Difference between Money and capital Markets
A financial market often brings buyers and sellers together to conduct transactions in financial assets including bonds and stocks. Two major components of the financial markets are money and capital markets. There exists a clear difference between the two types of markets. First, the money market is often utilized on a short time basis, especially on assets, and this takes a period of one year while on the other hand, the capital market is often utilized for long term assets and entails any assets that only attain maturity in more than a year (Mishkin, 2007). The capital market is believed to be the market where bonds and stocks are often closely followed. Within this market, investors trade on bonds and stocks. However, this is a highly risky market, and for this reason, investors avoid it when dealing with shorter-term funds. The capital market is normally accessed with the intention to save for education or even, for retirement.
On the contrary, the money market is generally accessed alongside the general capital market. In the money markets, investors have the opportunity to park their funds, most especially those funds that are required in the short-term, for instance, for periods of less than a year. Within the capital market, the most commonly used financial instruments include stocks and bonds, and this is different from the money markets, where the most commonly used instruments include the bill of exchange, and collateral loans in addition to deposits (Mishkin, 2007). Additionally, in the money market, the returns are in most instances very low, but at the same time, very steady while in the capital market, the returns offered are very high.

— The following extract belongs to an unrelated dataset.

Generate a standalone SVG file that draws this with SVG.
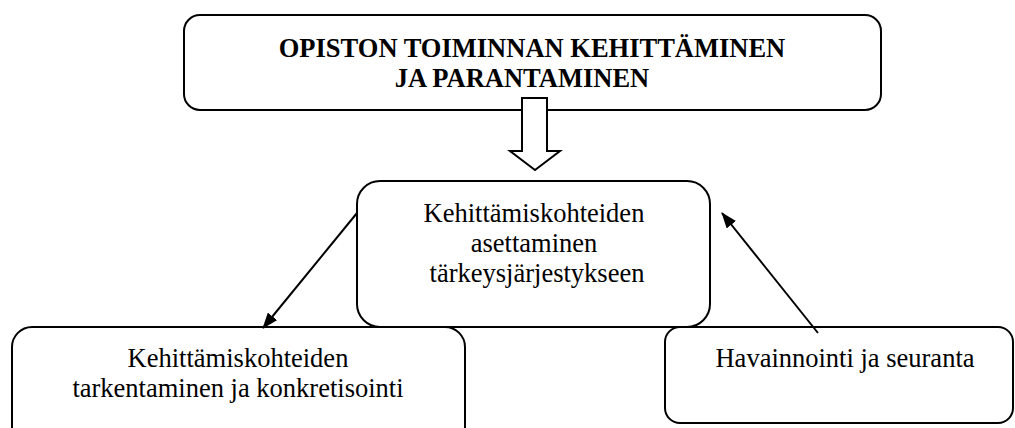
<svg xmlns="http://www.w3.org/2000/svg" width="1015" height="428" viewBox="0 0 1015 428">
<style>
.box{fill:#fff;stroke:#000;stroke-width:2}
.t{font-family:"Liberation Serif","Times New Roman",serif;font-size:26.5px;fill:#000;text-anchor:middle}
.b{font-weight:bold}
.con{stroke:#000;stroke-width:2;fill:none}
</style>
<defs>
<marker id="ah" markerWidth="16" markerHeight="12" refX="15" refY="6" orient="auto" markerUnits="userSpaceOnUse">
<path d="M0,0 L16,6 L0,12 Z" fill="#000"/>
</marker>
</defs>
<rect width="1015" height="428" fill="#fff"/>
<g id="top">
<rect class="box" x="184" y="15" width="697" height="95" rx="16"/>
<text class="t b" x="532" y="57">OPISTON TOIMINNAN KEHITTÄMINEN</text>
<text class="t b" x="522" y="87">JA PARANTAMINEN</text>
</g>
<g id="middle">
<rect class="box" x="357" y="181" width="353" height="146" rx="23"/>
<text class="t" x="534" y="222">Kehittämiskohteiden</text>
<text class="t" x="534" y="252">asettaminen</text>
<text class="t" x="537" y="282">tärkeysjärjestykseen</text>
</g>
<g id="left">
<rect class="box" x="12" y="327" width="453" height="120" rx="20"/>
<text class="t" x="238" y="367">Kehittämiskohteiden</text>
<text class="t" x="238" y="397">tarkentaminen ja konkretisointi</text>
</g>
<g id="right">
<rect class="box" x="665" y="327" width="348" height="96" rx="15"/>
<text class="t" x="845" y="367">Havainnointi ja seuranta</text>
</g>
<g id="connectors">
<line class="con" x1="357" y1="213" x2="263" y2="328" marker-end="url(#ah)"/>
<line class="con" x1="818" y1="333" x2="722" y2="213" marker-end="url(#ah)"/>
<polygon points="522,98 547,98 547,151 560,151 535,170 510,151 522,151" fill="#fff" stroke="#000" stroke-width="2"/>
</g>
</svg>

Further, focusing on the money market, the nature of this market is informal, and the returns on investment are low while in the capital market, the nature of the market is formal and the investment return is high.
Conclusion
In conclusion, the essay has critically analyzed three areas. It has been established that the financial institutions and financial markets play a critical role in the economy and these often result in increased economic growth. Further, it has been shown that there exist clear differences between primary and secondary markets and between money and capital markets
References
Kakarot-Handtke, E. (2011). Primary and secondary markets. Available at SSRN 1917012 .
Mishkin, F. S. (2007). The economics of money, banking, and financial markets . Pearson education.